You needlessly went on and on about some points with only led to little space for others that needed to be fleshed out. Example, you could had greatly shorten out the repetition part, we know what repetition is, it's not an obscure concept, you don't have to say harry's scar hurts over and over to explain the point. Now this left you with less space due to the 400 word limit, so now the theme section looks just like empty bitching since you're not explaining anything. Why don't they deal with the themes of christianity and fascism very well? Actual nazis would had caught up the inept team is not really a reason or explanation.

Tomwithnonumbers Since: Dec, 2010
03/16/2012 00:00:00

I would say that surely "It only serves to show the trio as incompetent, hopeless and way over their heads if all do is go camping for nine months." was the entire point. It grounds the book, compared to the series 'kids solve everything' days and by suggesting it's hopeless and way over their heads builds up the threat and tension leading to the confusion.

And then Harry's resurrection comes as a result of said christian themes, as a reflection of the very beginning of Harry's story and the idea of defeating death is discussed continually throughout the 7th book (and in a larger way, throughout the series) makes me feel that 'forced' isn't a good descriptor. Convoluted is fine.

I'm impressed you managed to fit a heck of a lot of well grounded analysis into 400 words and pretty much all of it is factually correct. It's just a quirk of humanity that means we can still have entirely different views of the quality of the book

tublecane Since: Dec, 1969
03/22/2012 00:00:00

"There's what's supposed to be a heart-rending scene where Dobby dies in Harry's arms. The problem is Dobby only showed up out-of-nowhere six pages ago. He's in the book a total of six pages before getting a knife in the chest"

This goes double for the movie. Especially if, like me, you hadn't read the books or seen all of the previous movies. I had no idea who or what the heck it was, and its noble sacrifice (I guess) was the only thing to happen more dramatic than wand fighting.
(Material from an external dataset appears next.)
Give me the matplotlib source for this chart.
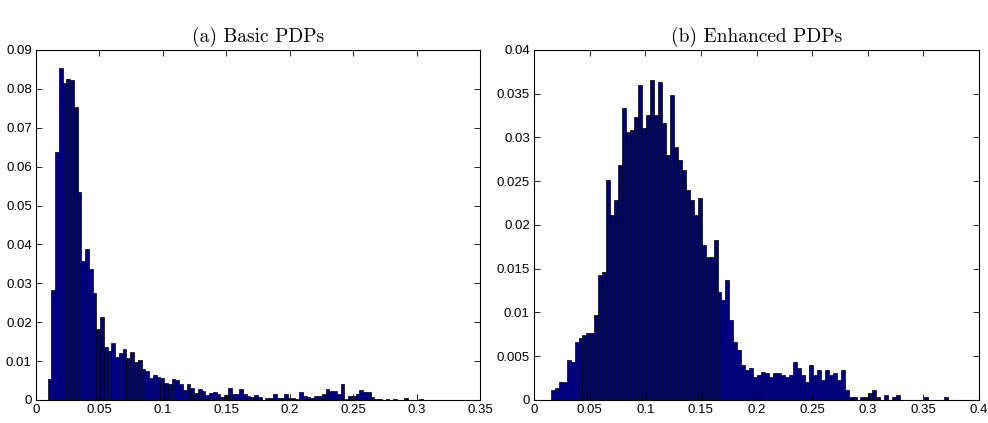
import numpy as np
import matplotlib
matplotlib.use("Agg")
import matplotlib.pyplot as plt
from matplotlib.ticker import FuncFormatter, MultipleLocator

# histogram (a): 100 bins between these limits, bar heights
basic_range = (0.0092, 0.3052)
basic_heights = [
    0.0054, 0.0283, 0.0638, 0.0853, 0.0814, 0.0825, 0.0823, 0.0754, 0.0536, 0.0357,
    0.0387, 0.0338, 0.0274, 0.0182, 0.0214, 0.0135, 0.0127, 0.0146, 0.0110, 0.0120,
    0.0131, 0.0107, 0.0123, 0.0097, 0.0103, 0.0079, 0.0074, 0.0057, 0.0063, 0.0060,
    0.0057, 0.0043, 0.0040, 0.0054, 0.0051, 0.0040, 0.0026, 0.0040, 0.0032, 0.0017,
    0.0027, 0.0024, 0.0013, 0.0019, 0.0021, 0.0015, 0.0007, 0.0013, 0.0030, 0.0015,
    0.0015, 0.0027, 0.0015, 0.0011, 0.0007, 0.0014, 0.0007, 0.0000, 0.0004, 0.0004,
    0.0015, 0.0004, 0.0004, 0.0015, 0.0004, 0.0004, 0.0003, 0.0020, 0.0009, 0.0008,
    0.0004, 0.0011, 0.0009, 0.0015, 0.0027, 0.0023, 0.0024, 0.0015, 0.0041, 0.0003,
    0.0010, 0.0010, 0.0015, 0.0026, 0.0020, 0.0020, 0.0007, 0.0003, 0.0003, 0.0000,
    0.0003, 0.0000, 0.0003, 0.0000, 0.0000, 0.0005, 0.0000, 0.0000, 0.0000, 0.0003,
]

# histogram (b)
enhanced_range = (0.0150, 0.3720)
enhanced_heights = [
    0.0011, 0.0014, 0.0020, 0.0020, 0.0046, 0.0043, 0.0066, 0.0071, 0.0074, 0.0077,
    0.0077, 0.0097, 0.0143, 0.0146, 0.0251, 0.0211, 0.0229, 0.0269, 0.0334, 0.0306,
    0.0309, 0.0323, 0.0360, 0.0311, 0.0326, 0.0366, 0.0326, 0.0363, 0.0317, 0.0280,
    0.0349, 0.0289, 0.0274, 0.0263, 0.0240, 0.0229, 0.0211, 0.0231, 0.0177, 0.0163,
    0.0163, 0.0183, 0.0123, 0.0114, 0.0137, 0.0091, 0.0066, 0.0057, 0.0040, 0.0034,
    0.0037, 0.0026, 0.0029, 0.0032, 0.0031, 0.0026, 0.0031, 0.0031, 0.0029, 0.0026,
    0.0028, 0.0043, 0.0037, 0.0028, 0.0020, 0.0040, 0.0028, 0.0034, 0.0023, 0.0034,
    0.0028, 0.0031, 0.0023, 0.0034, 0.0011, 0.0003, 0.0003, 0.0000, 0.0003, 0.0003,
    0.0008, 0.0011, 0.0003, 0.0000, 0.0006, 0.0000, 0.0003, 0.0006, 0.0000, 0.0000,
    0.0000, 0.0000, 0.0000, 0.0000, 0.0003, 0.0000, 0.0000, 0.0000, 0.0000, 0.0003,
]

panels = [
    ("(a) Basic PDPs", basic_range, basic_heights, 0.35, 0.09, 0.01),
    ("(b) Enhanced PDPs", enhanced_range, enhanced_heights, 0.4, 0.04, 0.005),
]

plt.rcParams["font.family"] = ["Liberation Sans", "DejaVu Sans"]

fig = plt.figure(figsize=(9.88, 4.23), dpi=100)
boxes = [[0.0364, 0.0544, 0.4494, 0.8274], [0.5405, 0.0544, 0.4504, 0.8274]]

fmt = FuncFormatter(lambda v, _: "0" if abs(v) < 1e-12 else f"{v:g}")

for box, (title, rng, heights, xmax, ymax, ystep) in zip(boxes, panels):
    ax = fig.add_axes(box)
    edges = np.linspace(rng[0], rng[1], len(heights) + 1)
    ax.bar(edges[:-1], heights, width=np.diff(edges), align="edge",
           color="#000080", edgecolor="black", linewidth=0.5)
    ax.set_xlim(0, xmax)
    ax.set_ylim(0, ymax)
    ax.xaxis.set_major_locator(MultipleLocator(0.05))
    ax.yaxis.set_major_locator(MultipleLocator(ystep))
    ax.xaxis.set_major_formatter(fmt)
    ax.yaxis.set_major_formatter(fmt)
    ax.tick_params(direction="in", length=4, width=0.6, top=True, right=True,
                   labelsize=9.5, pad=3)
    for s in ax.spines.values():
        s.set_linewidth(0.8)
    ax.set_title(title, fontfamily="cmr10", fontsize=14, pad=6)

fig.savefig("out.png", dpi=100)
Tuckerscreator (4 Score & 7 Years Ago)
03/22/2012 00:00:00

Dobby at least had been a regular in the series by now, and had worked for Harry several times, at least in the books. In the movies he did indeed come out of nowhere.

Tomwithnonumbers Since: Dec, 2010
03/22/2012 00:00:00

The films were a mess in terms of stuff like that. To be fair to them, they were trying to condense long books into films before they even knew what things could be left out and what couldn't (and it turns out the answer was :nothing. It's not for no reason that the categories of Chekovs Armoury are Anime, Mythology, Literature, Harry Potter, Theatre ... :D)

They cut too much of Dobby from some places and not enough from others. I guess it's even harder that the books can establish a feeling where everyone gets called upon and remembered all the time, where it's natural to spend a couple of moments thinking about Dobby in every book somewhere, but a film requires you to give them a lot of screen time before that comes across.

tublecane Since: Dec, 1969
03/22/2012 00:00:00

"To be fair to them, they were trying to condense long books into films before they even knew what things could be left out and what couldn't"

That I can easily forgive. But there's not enough lattitude on the globe to account for making a forgotten character the hinge of the climax of a movie filmed after all the books had been published.

The problem here, if I may venture a guess, was in splitting the final two films. There simply wasn't enough to justify it.

terlwyth Since: Oct, 2010
03/22/2012 00:00:00

Actually the flesh out of Dumbledore and Snape were very much necessary,mos things would've made no sense at all without it. And you left out Lupin getting called out,which I found to be very well written,along with the that Now Or Never Kiss between Ron and Hermione.

The rest however was much better written for film rather than book,and indeed the long camping wasn't so boring in film

I do agree that unlike every other post Azkaban book, (egregiously the case in The Goblet Of Fire) this one didn't need splitting at all.

At least it isn't almost entirely chick-flick like the 6th book

And then Suzanne Collins seemed to take on the same kind of unfolding of events in Mockingjay,subsequently murdering a great franchise

TheMalignancy Since: Jun, 2010
01/08/2013 00:00:00

'Tis a children's series. It's good enough for what it is, but you probably shouldn't expect to open it and find Nabokov.

JobanGrayskull Since: Dec, 2011
01/09/2013 00:00:00

I can't really dispute the factual objections with this book, yet I still like it. For instance, I wouldn't consider the "mouldering remains" part to be Narm. It struck me as a little bit weird, but I always took that as the exact purpose of the line. Amidst all the disillusionment/confusion surrounding Dumbledore's past, everything he taught Harry about the value of love and sacrifice is thrown into question, and Harry is left with the realization that there may be nothing more to his parents' death, no more glory, than their buried rotting corpses.

Still, the Dobby scene didn't really do it for me...nor did any deaths, to be honest. I always felt that Rowling wrote in character deaths for those characters just important enough to have "emotional impact" yet remain barely outside the "main characters" circle. Compare the deaths in this book to the shocking death of Dumbledore, and there's virtually no presence whatsoever. And the sense of danger for the rebellious students still at Howarts, especially Ginny and Neville, was never properly elaborated while Harry and co. wandered through the woods. Since the series is told from Harry's perspective, there's not much that could be done in that regard, but the full breadth of Voldemort's threat never really came through. The strict school-year-timeline, on the other hand, did not need to be followed to the point that it was. Events happened far too slowly, which is jarringly noticeable in the film adaptation when Harry mentions disarmy Malfoy "days ago" rather than "weeks ago" as he does in the book. The movie was much better paced than the book in many regards.